Objective:
Of the lines below, how many hold the string "this"? Give only the number.

==== Dataset content ====

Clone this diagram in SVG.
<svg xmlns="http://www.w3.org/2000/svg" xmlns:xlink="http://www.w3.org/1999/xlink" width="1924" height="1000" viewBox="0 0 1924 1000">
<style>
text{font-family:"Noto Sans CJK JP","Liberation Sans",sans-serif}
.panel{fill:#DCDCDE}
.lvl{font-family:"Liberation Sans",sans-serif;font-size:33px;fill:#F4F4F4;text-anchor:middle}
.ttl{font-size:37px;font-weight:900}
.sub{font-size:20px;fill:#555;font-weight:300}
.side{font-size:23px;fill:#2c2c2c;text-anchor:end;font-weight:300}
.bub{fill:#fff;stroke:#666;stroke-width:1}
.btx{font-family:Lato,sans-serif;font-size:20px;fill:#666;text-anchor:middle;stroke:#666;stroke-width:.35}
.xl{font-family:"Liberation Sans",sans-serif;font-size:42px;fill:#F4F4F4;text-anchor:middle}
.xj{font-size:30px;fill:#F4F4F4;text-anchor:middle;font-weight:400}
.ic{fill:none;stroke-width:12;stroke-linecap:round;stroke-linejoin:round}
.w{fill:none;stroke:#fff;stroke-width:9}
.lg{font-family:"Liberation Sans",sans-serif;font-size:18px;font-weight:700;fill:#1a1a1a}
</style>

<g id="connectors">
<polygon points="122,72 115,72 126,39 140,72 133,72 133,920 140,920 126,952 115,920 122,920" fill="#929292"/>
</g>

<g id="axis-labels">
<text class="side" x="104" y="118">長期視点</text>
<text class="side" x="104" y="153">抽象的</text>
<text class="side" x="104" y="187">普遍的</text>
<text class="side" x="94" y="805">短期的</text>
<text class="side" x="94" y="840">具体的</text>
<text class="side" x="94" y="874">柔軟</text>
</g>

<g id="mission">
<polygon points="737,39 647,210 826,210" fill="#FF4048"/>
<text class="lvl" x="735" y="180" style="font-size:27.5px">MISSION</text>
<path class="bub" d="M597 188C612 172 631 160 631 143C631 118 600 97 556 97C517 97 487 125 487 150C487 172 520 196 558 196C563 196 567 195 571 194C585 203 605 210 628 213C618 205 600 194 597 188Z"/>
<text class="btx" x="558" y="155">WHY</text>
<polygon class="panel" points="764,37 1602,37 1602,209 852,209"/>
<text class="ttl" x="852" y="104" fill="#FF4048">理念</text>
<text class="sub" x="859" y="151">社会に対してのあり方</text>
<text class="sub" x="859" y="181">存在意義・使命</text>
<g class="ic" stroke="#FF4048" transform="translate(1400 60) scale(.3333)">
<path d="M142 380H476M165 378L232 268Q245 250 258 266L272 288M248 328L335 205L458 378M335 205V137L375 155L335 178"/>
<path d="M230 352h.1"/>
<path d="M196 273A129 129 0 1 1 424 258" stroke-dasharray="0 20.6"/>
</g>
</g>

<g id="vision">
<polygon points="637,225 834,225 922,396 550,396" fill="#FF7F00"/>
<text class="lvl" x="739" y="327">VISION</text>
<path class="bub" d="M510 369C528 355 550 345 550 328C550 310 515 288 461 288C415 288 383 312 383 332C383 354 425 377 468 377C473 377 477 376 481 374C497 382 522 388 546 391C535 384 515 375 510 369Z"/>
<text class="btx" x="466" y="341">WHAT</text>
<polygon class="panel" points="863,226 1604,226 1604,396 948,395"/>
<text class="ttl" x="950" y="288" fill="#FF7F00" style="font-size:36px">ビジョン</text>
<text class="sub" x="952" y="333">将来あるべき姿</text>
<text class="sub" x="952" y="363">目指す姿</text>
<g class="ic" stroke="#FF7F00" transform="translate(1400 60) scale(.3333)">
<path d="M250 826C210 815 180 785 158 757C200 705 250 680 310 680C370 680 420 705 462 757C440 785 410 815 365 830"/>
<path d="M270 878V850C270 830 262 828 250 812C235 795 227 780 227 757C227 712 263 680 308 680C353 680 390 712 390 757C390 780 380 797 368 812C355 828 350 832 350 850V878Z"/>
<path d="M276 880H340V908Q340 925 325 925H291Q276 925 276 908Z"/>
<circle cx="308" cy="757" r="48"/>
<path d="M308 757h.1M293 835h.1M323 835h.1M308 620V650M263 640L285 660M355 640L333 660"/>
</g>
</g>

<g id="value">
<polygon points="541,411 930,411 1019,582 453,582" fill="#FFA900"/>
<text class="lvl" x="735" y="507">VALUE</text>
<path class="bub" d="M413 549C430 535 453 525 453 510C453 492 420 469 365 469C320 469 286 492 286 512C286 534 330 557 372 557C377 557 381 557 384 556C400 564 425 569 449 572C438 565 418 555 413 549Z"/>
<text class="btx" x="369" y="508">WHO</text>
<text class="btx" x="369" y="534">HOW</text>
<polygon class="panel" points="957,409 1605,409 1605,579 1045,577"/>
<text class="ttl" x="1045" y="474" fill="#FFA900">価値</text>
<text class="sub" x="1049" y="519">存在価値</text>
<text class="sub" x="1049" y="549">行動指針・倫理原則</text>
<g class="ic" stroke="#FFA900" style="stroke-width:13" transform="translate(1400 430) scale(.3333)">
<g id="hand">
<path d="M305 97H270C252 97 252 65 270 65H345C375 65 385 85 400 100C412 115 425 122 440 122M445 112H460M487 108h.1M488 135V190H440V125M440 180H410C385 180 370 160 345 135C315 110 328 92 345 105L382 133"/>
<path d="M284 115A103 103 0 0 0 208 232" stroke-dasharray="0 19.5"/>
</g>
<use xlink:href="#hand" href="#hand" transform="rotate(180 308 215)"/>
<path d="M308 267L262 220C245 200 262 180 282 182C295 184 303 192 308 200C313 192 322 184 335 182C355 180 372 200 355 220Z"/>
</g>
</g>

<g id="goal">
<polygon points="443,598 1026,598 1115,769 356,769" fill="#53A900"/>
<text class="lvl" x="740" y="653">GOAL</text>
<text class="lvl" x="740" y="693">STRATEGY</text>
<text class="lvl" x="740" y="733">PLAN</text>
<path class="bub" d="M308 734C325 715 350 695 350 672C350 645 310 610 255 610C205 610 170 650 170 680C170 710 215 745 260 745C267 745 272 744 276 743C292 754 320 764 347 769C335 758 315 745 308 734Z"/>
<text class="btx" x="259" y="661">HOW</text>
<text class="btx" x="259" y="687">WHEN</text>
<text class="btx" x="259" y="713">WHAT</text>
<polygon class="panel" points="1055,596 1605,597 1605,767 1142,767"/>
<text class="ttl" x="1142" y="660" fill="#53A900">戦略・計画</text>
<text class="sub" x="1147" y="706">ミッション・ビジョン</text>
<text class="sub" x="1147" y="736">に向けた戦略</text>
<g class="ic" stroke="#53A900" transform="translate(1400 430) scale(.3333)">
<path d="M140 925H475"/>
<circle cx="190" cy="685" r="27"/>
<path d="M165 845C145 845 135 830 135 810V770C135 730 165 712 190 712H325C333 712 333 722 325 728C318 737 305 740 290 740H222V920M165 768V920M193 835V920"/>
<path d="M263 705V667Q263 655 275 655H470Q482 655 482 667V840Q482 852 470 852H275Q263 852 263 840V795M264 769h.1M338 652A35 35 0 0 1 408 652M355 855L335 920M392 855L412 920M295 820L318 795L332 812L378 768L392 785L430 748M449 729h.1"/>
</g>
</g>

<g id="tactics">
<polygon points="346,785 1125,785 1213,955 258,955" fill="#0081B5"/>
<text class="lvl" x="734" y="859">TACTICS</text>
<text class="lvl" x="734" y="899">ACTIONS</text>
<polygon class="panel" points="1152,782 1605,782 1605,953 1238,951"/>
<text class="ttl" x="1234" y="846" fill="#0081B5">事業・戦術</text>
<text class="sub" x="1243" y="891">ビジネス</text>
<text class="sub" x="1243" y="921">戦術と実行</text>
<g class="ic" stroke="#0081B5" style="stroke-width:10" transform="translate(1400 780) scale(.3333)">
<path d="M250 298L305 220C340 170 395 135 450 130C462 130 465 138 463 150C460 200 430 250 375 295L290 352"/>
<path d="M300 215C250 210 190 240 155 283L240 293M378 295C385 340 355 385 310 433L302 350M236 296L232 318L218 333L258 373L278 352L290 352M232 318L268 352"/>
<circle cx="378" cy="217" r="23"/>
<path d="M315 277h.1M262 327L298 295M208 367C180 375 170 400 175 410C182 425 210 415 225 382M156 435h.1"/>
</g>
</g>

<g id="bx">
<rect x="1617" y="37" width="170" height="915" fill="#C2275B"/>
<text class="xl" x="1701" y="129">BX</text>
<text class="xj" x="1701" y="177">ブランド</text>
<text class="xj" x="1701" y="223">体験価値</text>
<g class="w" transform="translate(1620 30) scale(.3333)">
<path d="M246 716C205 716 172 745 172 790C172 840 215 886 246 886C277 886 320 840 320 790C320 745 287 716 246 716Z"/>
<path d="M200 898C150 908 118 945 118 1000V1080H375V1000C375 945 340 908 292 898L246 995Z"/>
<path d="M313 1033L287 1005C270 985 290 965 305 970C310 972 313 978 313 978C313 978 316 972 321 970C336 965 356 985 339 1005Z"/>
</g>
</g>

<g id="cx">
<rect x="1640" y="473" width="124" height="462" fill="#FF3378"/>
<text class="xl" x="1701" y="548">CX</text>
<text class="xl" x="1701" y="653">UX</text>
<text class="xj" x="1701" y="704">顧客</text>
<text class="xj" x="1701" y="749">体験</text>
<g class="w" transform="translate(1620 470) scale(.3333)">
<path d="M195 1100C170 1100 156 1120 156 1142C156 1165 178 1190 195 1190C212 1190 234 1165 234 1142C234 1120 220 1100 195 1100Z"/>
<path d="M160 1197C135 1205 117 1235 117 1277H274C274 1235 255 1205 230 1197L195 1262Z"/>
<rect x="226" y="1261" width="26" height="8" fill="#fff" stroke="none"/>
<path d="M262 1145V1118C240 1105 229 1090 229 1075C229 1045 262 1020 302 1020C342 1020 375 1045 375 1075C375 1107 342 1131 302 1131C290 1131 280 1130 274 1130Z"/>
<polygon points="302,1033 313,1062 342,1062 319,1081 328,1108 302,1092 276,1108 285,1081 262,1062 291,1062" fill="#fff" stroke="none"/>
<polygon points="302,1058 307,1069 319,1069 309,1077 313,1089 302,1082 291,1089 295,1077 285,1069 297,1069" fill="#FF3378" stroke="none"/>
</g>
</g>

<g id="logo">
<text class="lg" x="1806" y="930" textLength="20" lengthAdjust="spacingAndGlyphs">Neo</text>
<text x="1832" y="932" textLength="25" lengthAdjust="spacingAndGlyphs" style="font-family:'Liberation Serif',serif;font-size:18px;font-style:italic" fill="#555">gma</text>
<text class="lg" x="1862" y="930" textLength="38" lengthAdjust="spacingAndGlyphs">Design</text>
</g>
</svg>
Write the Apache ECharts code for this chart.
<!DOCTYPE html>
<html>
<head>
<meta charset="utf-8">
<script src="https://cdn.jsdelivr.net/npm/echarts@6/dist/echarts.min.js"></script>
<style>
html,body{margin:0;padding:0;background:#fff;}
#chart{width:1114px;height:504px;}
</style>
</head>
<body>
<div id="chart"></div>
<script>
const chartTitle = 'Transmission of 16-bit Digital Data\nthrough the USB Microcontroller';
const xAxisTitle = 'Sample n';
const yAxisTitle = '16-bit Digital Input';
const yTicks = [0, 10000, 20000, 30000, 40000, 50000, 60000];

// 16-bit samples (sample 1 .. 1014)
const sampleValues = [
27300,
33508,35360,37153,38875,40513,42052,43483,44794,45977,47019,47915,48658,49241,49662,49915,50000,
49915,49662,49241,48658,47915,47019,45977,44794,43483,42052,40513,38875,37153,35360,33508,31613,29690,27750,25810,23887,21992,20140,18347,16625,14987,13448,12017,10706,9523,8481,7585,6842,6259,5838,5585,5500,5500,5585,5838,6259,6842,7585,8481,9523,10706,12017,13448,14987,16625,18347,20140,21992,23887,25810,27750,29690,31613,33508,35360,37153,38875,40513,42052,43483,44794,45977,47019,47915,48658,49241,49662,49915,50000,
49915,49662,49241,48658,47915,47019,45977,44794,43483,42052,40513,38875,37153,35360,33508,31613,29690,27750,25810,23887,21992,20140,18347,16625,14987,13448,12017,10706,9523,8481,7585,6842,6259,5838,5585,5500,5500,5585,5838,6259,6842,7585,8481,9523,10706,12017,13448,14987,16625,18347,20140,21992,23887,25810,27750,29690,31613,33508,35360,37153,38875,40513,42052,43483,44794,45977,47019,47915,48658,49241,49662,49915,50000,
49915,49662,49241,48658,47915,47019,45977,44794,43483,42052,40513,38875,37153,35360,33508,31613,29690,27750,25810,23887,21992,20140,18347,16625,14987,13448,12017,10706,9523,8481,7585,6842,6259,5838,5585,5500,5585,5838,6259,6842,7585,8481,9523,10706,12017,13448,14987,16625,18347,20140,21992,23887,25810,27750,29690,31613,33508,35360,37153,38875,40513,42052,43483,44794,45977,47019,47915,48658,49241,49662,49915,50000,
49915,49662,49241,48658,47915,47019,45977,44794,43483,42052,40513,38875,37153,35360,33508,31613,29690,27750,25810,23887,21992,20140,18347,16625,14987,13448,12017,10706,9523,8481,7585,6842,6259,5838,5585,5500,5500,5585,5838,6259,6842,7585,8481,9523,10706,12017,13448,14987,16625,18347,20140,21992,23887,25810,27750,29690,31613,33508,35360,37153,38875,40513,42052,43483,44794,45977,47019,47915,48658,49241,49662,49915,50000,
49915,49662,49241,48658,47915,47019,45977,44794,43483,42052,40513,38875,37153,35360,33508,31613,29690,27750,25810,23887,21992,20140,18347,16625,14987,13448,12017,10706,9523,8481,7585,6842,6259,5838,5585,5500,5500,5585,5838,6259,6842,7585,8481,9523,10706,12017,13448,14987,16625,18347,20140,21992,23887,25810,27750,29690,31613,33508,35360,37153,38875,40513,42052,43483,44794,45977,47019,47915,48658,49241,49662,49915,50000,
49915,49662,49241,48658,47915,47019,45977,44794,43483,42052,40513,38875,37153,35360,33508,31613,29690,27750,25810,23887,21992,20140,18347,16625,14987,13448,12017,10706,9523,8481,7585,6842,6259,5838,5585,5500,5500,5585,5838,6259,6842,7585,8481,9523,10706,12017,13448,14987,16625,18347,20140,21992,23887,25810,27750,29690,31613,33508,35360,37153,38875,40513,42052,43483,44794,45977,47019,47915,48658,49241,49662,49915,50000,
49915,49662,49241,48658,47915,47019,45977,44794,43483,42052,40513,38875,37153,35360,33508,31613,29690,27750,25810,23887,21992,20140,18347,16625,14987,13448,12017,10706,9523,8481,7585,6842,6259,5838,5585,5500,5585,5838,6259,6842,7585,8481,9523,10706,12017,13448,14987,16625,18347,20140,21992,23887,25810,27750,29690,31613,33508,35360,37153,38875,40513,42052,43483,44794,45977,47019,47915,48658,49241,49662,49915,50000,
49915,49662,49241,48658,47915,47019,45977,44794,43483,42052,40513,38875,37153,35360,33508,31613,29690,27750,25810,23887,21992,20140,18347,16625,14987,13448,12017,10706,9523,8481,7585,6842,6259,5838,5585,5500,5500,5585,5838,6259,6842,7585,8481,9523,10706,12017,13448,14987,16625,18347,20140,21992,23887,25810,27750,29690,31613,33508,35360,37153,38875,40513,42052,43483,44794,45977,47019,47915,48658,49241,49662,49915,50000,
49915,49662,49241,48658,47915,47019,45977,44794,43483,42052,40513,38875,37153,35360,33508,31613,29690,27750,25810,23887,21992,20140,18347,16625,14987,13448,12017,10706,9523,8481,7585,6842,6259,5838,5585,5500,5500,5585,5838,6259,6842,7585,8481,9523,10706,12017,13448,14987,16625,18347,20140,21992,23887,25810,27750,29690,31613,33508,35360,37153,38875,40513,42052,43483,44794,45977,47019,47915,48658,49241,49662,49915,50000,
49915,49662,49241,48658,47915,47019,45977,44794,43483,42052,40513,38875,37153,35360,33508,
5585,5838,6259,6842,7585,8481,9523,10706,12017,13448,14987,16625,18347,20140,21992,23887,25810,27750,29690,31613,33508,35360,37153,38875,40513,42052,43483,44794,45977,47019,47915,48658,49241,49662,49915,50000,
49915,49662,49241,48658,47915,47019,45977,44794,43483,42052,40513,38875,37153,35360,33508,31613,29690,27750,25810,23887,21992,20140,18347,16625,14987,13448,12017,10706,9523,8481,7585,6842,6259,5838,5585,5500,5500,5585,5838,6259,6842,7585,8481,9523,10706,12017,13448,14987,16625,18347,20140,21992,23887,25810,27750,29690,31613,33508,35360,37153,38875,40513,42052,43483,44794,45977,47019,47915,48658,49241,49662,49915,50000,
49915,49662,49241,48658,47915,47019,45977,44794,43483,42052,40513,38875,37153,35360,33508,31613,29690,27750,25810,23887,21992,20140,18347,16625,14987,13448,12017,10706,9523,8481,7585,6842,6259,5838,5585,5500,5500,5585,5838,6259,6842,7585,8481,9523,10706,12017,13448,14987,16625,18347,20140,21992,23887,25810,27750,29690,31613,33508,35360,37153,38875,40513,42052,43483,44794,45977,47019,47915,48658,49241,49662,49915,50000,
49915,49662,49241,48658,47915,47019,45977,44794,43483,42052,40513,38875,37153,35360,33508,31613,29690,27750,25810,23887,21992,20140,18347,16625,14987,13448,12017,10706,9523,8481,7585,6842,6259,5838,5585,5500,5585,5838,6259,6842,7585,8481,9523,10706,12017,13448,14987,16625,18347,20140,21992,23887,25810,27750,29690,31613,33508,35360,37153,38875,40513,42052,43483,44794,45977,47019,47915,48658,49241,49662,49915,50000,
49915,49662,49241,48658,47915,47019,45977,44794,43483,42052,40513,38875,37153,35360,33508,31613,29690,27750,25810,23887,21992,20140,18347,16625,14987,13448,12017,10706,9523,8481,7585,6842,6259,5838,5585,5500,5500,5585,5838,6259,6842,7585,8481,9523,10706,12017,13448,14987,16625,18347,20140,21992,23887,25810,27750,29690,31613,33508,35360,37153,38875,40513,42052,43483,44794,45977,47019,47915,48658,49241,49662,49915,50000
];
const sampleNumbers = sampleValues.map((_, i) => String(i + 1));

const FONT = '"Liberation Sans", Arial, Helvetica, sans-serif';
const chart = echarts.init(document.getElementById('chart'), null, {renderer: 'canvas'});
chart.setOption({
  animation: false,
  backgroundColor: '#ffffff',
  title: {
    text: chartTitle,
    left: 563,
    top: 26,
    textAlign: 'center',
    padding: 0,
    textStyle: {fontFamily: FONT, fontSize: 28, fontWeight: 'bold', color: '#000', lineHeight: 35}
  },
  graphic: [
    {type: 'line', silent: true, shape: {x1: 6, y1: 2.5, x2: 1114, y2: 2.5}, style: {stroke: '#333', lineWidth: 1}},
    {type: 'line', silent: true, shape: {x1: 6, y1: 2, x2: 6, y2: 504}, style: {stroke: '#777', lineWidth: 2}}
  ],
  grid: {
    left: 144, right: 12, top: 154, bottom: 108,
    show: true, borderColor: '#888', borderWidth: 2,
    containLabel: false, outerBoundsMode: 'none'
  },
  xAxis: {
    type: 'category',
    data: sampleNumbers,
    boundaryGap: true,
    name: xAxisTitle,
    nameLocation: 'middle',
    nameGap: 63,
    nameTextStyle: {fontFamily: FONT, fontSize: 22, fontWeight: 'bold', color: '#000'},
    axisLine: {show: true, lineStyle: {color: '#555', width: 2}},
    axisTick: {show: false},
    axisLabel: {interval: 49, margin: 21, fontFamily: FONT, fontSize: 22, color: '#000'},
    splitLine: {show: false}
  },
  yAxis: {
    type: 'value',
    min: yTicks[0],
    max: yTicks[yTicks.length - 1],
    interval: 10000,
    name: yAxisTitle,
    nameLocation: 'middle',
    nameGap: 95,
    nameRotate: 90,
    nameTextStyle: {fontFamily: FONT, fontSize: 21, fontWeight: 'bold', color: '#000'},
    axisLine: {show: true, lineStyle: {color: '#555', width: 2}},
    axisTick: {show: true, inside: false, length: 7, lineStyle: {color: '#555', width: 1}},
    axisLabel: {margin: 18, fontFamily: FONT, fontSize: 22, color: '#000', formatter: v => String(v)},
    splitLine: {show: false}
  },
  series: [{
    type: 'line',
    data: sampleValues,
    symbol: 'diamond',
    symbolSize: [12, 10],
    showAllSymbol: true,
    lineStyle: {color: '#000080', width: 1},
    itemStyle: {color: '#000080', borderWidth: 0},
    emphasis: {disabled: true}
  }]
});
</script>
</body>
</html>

====

Answer to the problem:
2